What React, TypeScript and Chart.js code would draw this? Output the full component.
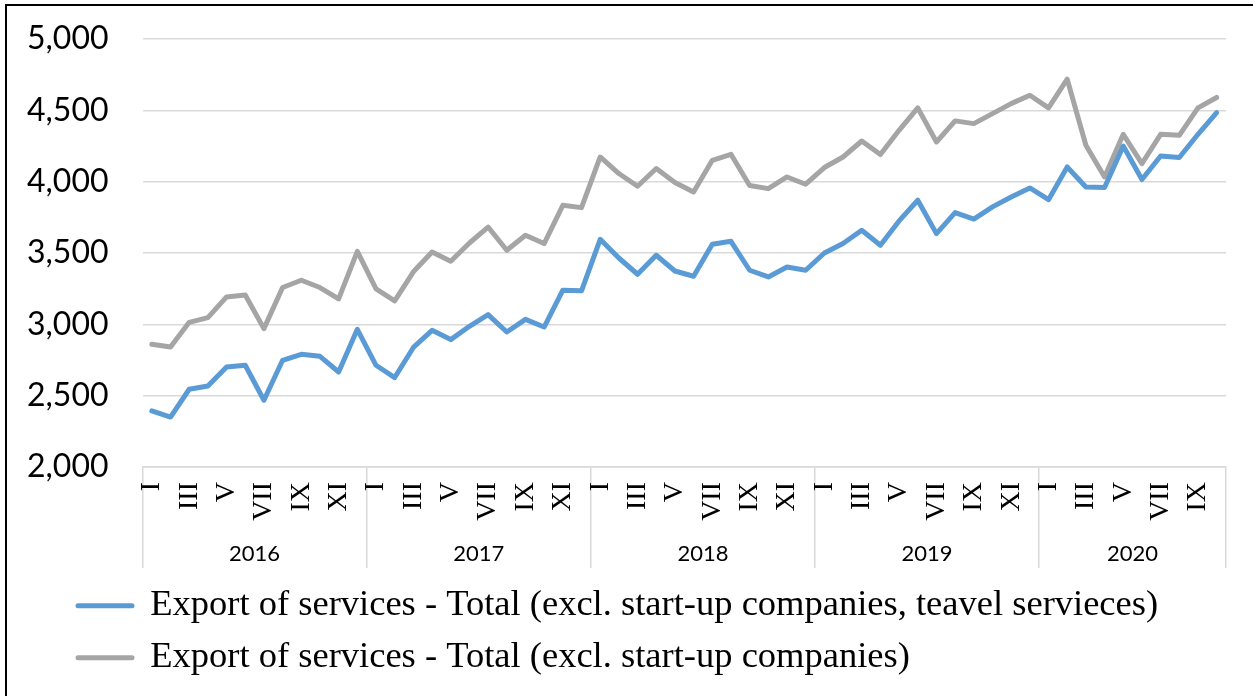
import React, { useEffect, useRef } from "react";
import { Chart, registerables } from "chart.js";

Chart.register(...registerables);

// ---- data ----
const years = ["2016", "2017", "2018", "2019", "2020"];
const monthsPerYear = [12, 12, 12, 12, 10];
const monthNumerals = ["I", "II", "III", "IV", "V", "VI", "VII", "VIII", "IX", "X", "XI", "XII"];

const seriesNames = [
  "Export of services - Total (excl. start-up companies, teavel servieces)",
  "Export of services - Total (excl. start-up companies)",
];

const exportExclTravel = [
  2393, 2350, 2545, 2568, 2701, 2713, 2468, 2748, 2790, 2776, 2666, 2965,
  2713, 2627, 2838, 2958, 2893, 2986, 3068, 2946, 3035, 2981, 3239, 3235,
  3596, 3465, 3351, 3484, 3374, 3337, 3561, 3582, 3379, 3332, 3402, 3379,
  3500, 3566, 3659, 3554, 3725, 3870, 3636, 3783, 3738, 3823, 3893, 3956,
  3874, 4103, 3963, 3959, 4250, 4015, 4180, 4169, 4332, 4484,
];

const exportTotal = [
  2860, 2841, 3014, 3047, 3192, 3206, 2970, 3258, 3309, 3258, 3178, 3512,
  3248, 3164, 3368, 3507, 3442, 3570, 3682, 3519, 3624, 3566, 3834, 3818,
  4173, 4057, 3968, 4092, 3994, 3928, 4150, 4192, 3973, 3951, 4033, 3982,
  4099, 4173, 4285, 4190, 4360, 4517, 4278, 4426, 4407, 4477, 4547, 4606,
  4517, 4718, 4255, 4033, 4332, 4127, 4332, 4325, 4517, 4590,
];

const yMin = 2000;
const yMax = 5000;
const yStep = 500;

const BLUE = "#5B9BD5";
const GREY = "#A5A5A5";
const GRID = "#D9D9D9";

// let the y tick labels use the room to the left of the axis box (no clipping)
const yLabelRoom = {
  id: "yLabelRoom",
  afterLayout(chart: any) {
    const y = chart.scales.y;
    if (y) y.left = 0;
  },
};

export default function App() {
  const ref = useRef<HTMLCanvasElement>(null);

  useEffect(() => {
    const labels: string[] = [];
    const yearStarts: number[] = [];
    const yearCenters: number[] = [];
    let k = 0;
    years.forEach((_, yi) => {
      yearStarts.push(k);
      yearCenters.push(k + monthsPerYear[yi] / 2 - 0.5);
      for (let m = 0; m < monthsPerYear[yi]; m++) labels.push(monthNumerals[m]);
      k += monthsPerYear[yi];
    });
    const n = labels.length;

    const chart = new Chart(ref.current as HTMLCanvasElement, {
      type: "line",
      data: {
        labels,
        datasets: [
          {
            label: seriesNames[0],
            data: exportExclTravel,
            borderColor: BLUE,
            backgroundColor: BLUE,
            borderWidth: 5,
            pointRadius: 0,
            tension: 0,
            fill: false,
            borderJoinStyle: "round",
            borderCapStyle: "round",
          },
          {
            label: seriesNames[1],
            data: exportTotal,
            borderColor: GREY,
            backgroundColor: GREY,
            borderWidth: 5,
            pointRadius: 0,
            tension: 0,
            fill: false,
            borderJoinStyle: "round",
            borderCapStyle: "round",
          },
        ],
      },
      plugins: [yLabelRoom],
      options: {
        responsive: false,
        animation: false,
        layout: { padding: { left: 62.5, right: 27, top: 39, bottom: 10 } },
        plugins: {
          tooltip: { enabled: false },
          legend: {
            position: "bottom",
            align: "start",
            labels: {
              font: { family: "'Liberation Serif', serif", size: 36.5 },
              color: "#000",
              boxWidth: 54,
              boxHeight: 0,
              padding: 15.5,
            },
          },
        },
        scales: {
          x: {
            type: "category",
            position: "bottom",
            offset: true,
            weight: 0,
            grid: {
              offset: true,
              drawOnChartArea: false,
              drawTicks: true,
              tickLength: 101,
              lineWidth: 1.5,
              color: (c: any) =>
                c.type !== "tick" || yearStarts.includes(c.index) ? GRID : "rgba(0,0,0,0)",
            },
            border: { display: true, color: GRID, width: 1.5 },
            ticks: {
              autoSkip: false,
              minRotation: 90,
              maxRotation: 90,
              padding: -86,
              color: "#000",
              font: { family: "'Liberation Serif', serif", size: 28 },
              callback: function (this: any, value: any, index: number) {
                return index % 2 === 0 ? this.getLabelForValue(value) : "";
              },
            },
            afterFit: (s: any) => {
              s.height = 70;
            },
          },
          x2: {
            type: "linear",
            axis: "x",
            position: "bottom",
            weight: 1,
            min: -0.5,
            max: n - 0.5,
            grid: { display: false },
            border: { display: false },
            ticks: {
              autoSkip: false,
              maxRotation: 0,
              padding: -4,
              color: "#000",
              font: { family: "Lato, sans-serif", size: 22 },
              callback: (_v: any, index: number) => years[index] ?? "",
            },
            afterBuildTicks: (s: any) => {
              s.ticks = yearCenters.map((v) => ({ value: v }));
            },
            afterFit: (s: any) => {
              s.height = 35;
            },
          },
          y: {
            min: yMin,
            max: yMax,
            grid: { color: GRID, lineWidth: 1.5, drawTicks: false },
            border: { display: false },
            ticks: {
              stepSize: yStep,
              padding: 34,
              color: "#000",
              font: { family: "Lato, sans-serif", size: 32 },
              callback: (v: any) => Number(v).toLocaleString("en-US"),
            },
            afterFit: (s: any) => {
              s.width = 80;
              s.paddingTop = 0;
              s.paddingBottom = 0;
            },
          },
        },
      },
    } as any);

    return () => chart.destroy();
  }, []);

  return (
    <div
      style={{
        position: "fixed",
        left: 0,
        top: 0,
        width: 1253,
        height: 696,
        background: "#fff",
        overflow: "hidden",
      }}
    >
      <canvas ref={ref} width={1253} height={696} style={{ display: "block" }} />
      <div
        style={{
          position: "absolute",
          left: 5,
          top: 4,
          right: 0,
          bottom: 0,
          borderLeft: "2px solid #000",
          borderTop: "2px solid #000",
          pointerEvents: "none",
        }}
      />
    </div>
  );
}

________________

• **AIM**: Show all lines from the data above in which the word "React" appears.

• **RIGHT ANSWER**:
What React, TypeScript and Chart.js code would draw this? Output the full component.
import React, { useEffect, useRef } from "react";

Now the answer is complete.